I do have some UART devices that really seem to like when I just disconnect and reconnect the GND wire when they start to act up.

russdill · 2024-06-30T18:23:27 1719771807

It would be incredibly useful to output the user clock and monitor it with a logic analyzer.

skadamat · 2024-07-01T17:39:26 1719855566

Reminds me of Bret Victor's Seeing Spaces talk: https://www.youtube.com/watch?v=klTjiXjqHrQ

tonetegeatinst · 2024-06-30T18:19:57 1719771597

As someone who is interested In hardware engineering and reverse engineering....this truly is an understatement.

I have an old router I wanted to dump the firmware from as a learning experience to see if I could go from firmware dumping to finding a bug.

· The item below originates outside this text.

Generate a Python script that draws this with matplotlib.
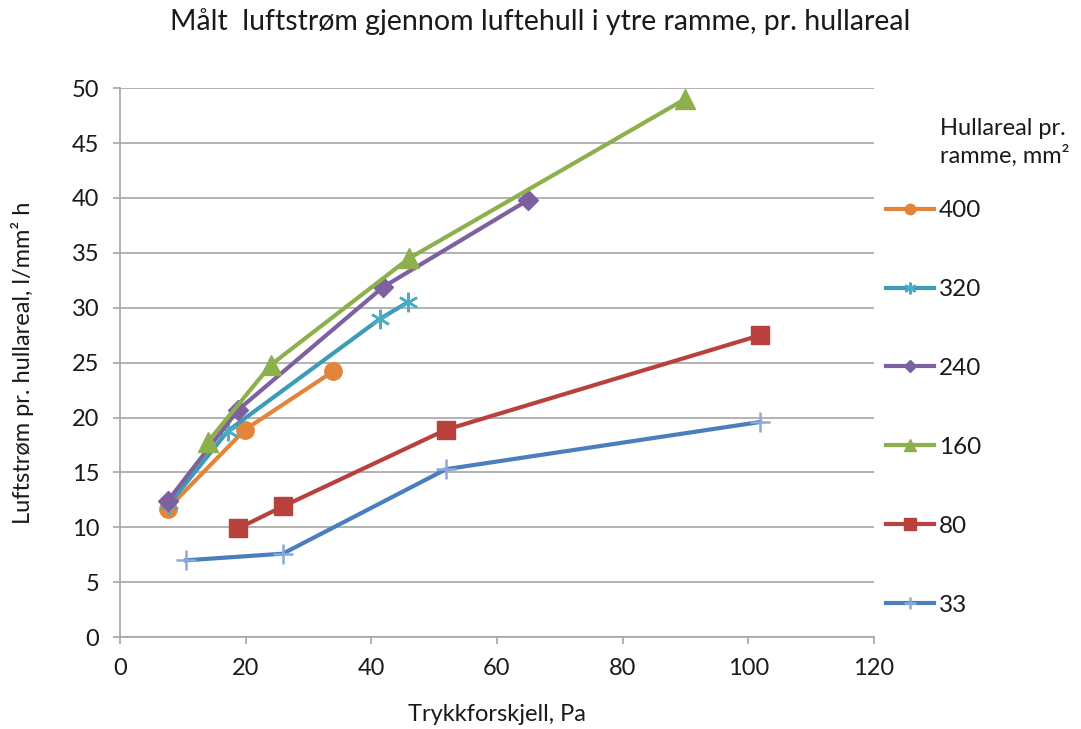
import matplotlib.pyplot as plt

# ==================================================
# DATA
# ==================================================

x_400 = [7.6, 19.9, 33.9]
y_400 = [11.7, 18.9, 24.2]

x_320 = [7.8, 17.2, 41.4, 45.8]
y_320 = [12.1, 18.8, 29.0, 30.5]

x_240 = [7.6, 18.8, 41.9, 64.9]
y_240 = [12.4, 20.7, 31.9, 39.8]

x_160 = [14.0, 24.0, 46.0, 89.9]
y_160 = [17.8, 24.8, 34.5, 49.0]

x_80 = [18.8, 25.9, 51.9, 101.9]
y_80 = [9.9, 11.9, 18.9, 27.5]

x_33 = [10.5, 25.9, 51.9, 101.9]
y_33 = [7.0, 7.6, 15.3, 19.6]

labels = ["400", "320", "240", "160", "80", "33"]

TITLE = "Målt  luftstrøm gjennom luftehull i ytre ramme, pr. hullareal"
XLABEL = "Trykkforskjell, Pa"
YLABEL = "Luftstrøm pr. hullareal, l/mm² h"
LEGEND_TITLE = "Hullareal pr.\nramme, mm²"

# ==================================================
# PLOT
# ==================================================

plt.rcParams["font.family"] = ["Lato", "DejaVu Sans"]
TXT = "#1a1a1a"

fig = plt.figure(figsize=(10.81, 7.29), dpi=100)
ax = fig.add_axes([0.111, 0.126, 0.6975, 0.753])

lw = 3.0

ax.plot(x_400, y_400, color="#E2843A", lw=lw, marker="o", ms=12.5,
        label=labels[0], zorder=3)
ax.plot(x_320, y_320, color="#3D9CB5", lw=lw, marker=(6, 2, 0), ms=14,
        mew=1.8, mec="#4BACC6", label=labels[1], zorder=4)
ax.plot(x_240, y_240, color="#7D60A0", lw=lw, marker="D", ms=10.5,
        label=labels[2], zorder=5)
ax.plot(x_160, y_160, color="#8DB04C", lw=lw, marker="^", ms=14,
        label=labels[3], zorder=6)
ax.plot(x_80, y_80, color="#B8413E", lw=lw, marker="s", ms=13.5,
        label=labels[4], zorder=3)
ax.plot(x_33, y_33, color="#4A7EBF", lw=lw, marker="+", ms=15,
        mew=1.8, mec="#8AA8D8", label=labels[5], zorder=3)

ax.set_xlim(0, 120)
ax.set_ylim(0, 50)
ax.set_xticks(range(0, 121, 20))
ax.set_yticks(range(0, 51, 5))

ax.yaxis.grid(True, color="#A6A6A6", lw=1.2)
ax.set_axisbelow(True)
for s in ["top", "right"]:
    ax.spines[s].set_visible(False)
for s in ["left", "bottom"]:
    ax.spines[s].set_color("#A6A6A6")
    ax.spines[s].set_linewidth(1.2)

ax.tick_params(axis="both", direction="out", length=5, width=1.2,
               color="#A6A6A6", labelsize=17, labelcolor=TXT, pad=10)

ax.set_xlabel(XLABEL, fontsize=17, labelpad=18, color=TXT)
ax.set_ylabel(YLABEL, fontsize=17, labelpad=27, color=TXT)

fig.text(0.5, 0.970, TITLE, ha="center", va="center", fontsize=20.5,
         color=TXT)

# legend title as its own text block, entries below it
fig.text(0.870, 0.8045, LEGEND_TITLE, ha="left", va="center",
         fontsize=17, linespacing=1.35, color=TXT)

leg = fig.legend(loc="upper left", bbox_to_anchor=(0.82, 0.7254),
                 frameon=False, fontsize=17.5, labelspacing=2.38,
                 handlelength=1.95, handletextpad=0.2, borderaxespad=0,
                 borderpad=0, markerscale=0.6)
for t in leg.get_texts():
    t.set_color(TXT)

fig.savefig("out.png", dpi=100)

You got to constantly question if its your hardware or the device that's faulty....you got to double check and make sure everything is connected.

Want to do low level silicon reverse engineering? Yeah that's not cheap as the tool, chemicals, and PPE is very expensive.

But I'd argure I shouldn't treat the hardware world as magic. And with how expensive these devices are, some of it being justified, other times a company just sets insane markup on items like nvidia, its reasonable to want to learn how this stuff works and how one could do it themselves.

This hardware reverse engineering is also how we find/look for potential security issues or backdoors.

bsder · 2024-06-30T23:25:49 1719789949

What are those PCB holders he is using?

nthobe · 2024-07-01T00:33:29 1719794009

Those are Hakko Omnivise PCB Holders. I have one and it's a joy to use. Super heavy and stable.

banish-m4 · 2024-07-01T05:32:42 1719811962

Google Image search?

Btw, for through hole soldering and rework, Idea-Tek PCSA is on a completely different level of efficiency.

daelon · 2024-07-02T04:58:44 1719896324

Ideal-Tek, not Idea-Tek.

banish-m4 · 2024-07-02T18:49:10 1719946150

Correct. Iphone autocorrected incorrectly, but you know what I meant.

readmodifywrite · 2024-07-01T13:32:51 1719840771

Yup, it's the Hakko Omnivise. They might seem a little pricey, but they are worth every penny.